• [STATED TASK]: Check each line of the listing below for the string "this", and give only how many lines hold it.

━━━━━ LISTED ENTRIES

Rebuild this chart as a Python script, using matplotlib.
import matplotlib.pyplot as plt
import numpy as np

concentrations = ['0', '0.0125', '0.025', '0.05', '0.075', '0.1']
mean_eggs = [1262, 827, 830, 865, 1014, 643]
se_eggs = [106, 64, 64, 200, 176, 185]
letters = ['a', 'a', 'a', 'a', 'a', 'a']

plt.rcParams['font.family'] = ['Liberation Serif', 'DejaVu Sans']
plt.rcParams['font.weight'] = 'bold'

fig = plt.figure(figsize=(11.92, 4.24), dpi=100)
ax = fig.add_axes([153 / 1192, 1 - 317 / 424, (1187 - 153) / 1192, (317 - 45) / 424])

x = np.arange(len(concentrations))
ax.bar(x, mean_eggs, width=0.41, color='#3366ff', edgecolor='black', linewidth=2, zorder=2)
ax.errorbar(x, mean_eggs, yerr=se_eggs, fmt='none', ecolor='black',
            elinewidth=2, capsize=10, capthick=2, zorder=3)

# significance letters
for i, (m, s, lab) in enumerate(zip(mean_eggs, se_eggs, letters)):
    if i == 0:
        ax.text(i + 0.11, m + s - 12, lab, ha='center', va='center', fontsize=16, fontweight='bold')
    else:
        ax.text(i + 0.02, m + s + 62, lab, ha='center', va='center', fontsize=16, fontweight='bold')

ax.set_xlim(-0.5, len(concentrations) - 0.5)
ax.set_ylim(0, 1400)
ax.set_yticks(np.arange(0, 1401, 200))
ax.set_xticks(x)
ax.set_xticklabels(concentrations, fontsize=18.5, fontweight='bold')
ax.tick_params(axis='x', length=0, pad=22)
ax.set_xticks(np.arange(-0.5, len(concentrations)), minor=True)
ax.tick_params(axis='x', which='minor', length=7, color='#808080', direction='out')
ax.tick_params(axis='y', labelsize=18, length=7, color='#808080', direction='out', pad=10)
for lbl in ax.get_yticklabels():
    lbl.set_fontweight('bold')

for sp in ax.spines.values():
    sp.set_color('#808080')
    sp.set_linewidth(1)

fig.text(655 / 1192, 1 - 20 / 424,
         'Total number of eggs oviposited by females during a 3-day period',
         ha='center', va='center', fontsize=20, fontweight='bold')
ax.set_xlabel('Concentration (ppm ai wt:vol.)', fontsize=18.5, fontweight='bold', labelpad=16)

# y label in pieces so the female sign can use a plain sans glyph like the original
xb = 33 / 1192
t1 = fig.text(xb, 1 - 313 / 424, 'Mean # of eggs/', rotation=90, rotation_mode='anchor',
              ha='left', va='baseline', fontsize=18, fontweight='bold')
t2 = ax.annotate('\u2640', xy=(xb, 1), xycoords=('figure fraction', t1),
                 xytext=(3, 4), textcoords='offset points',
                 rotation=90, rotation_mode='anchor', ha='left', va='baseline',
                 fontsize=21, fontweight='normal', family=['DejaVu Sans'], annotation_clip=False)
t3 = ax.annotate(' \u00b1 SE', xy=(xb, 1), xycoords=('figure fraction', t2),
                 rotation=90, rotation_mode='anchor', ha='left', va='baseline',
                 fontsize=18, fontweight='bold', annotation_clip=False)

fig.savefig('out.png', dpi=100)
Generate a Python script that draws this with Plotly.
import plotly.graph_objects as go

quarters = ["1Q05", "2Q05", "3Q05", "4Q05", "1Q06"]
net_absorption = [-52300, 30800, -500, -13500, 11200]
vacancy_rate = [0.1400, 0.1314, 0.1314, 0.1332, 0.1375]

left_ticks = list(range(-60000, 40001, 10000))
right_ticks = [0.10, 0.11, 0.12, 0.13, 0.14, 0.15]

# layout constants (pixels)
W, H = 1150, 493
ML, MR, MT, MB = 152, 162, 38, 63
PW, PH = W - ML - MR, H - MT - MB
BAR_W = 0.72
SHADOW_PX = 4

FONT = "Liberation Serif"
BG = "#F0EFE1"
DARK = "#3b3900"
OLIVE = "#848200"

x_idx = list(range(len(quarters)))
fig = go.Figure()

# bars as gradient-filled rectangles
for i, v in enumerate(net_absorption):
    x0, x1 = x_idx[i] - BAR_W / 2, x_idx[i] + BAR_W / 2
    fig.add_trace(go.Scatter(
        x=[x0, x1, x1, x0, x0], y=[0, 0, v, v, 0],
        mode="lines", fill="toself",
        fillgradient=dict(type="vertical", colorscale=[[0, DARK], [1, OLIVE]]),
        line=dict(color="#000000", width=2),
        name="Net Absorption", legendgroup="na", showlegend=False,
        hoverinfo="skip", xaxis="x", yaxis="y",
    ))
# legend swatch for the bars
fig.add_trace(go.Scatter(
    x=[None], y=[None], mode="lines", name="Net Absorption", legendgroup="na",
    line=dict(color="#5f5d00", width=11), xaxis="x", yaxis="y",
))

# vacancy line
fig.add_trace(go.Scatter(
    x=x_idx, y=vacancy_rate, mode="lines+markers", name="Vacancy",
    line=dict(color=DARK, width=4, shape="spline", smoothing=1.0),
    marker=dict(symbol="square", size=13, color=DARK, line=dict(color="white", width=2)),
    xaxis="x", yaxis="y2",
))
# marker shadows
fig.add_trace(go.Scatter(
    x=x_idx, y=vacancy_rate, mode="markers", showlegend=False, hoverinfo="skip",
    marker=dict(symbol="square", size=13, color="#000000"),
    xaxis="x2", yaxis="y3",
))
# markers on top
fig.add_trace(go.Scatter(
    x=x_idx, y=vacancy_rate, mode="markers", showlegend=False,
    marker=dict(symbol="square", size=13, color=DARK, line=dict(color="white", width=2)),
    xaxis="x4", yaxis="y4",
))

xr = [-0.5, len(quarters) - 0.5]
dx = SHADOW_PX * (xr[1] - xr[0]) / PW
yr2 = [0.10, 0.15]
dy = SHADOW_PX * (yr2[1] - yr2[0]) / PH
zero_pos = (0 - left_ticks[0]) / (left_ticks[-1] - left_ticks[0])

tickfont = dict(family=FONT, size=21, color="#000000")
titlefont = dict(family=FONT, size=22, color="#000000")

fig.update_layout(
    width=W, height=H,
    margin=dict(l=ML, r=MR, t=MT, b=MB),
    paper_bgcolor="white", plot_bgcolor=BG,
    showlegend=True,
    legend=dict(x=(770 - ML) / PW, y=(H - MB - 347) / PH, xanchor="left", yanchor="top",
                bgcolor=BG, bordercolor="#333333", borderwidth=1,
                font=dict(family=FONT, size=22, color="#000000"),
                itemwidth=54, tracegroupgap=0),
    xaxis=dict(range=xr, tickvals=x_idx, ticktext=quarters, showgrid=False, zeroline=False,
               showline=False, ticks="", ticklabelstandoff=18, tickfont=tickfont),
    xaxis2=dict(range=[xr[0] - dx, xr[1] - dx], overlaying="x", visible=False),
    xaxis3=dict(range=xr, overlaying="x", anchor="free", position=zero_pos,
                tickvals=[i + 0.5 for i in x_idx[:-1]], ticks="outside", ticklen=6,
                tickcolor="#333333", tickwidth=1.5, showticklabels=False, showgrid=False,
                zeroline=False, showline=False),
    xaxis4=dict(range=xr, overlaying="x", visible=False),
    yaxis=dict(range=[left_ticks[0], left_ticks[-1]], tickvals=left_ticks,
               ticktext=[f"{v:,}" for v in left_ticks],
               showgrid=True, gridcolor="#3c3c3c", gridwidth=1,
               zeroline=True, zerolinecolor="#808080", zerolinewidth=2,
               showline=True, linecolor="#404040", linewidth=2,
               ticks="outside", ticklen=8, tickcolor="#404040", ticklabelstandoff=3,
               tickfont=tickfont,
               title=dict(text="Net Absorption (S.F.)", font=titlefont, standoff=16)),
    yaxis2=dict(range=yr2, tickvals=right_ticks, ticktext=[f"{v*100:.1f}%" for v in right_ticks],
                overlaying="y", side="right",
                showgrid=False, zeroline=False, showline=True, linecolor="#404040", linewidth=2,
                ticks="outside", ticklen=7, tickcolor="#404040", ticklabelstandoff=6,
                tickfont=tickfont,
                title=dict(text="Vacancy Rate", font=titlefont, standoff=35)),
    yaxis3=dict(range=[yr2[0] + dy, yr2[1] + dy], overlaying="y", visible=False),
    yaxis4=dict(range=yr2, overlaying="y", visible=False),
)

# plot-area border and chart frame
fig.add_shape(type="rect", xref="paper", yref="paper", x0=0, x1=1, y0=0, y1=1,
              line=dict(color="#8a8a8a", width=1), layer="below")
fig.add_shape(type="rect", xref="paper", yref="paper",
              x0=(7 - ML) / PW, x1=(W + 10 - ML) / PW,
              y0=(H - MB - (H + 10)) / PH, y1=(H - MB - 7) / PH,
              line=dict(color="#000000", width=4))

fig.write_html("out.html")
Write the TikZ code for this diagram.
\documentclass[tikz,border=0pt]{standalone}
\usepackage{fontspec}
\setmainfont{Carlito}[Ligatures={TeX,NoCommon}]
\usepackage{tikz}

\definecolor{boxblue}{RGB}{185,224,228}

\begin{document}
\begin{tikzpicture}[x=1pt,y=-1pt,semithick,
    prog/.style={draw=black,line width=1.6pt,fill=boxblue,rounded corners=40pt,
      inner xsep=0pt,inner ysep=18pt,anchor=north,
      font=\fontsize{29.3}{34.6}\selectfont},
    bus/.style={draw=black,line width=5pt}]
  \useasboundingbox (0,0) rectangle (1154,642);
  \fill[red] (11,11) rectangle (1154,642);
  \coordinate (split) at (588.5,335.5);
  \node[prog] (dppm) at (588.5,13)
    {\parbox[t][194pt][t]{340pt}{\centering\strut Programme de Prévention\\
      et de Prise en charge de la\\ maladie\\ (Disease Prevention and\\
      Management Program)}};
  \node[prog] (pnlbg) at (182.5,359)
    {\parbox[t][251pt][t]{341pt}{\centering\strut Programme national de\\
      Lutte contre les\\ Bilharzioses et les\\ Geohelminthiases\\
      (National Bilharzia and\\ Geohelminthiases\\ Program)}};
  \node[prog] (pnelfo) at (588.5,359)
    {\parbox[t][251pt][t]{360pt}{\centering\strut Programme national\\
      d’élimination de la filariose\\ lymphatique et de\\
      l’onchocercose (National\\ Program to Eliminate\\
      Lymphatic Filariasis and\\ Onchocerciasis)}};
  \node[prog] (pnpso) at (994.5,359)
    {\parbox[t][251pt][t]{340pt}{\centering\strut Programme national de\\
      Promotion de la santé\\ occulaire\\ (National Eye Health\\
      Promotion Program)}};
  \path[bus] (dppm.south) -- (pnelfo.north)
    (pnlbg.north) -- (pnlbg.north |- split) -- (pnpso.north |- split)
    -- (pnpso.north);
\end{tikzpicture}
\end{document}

━━━━━━━━━━

• [TASK RESPONSE]: 3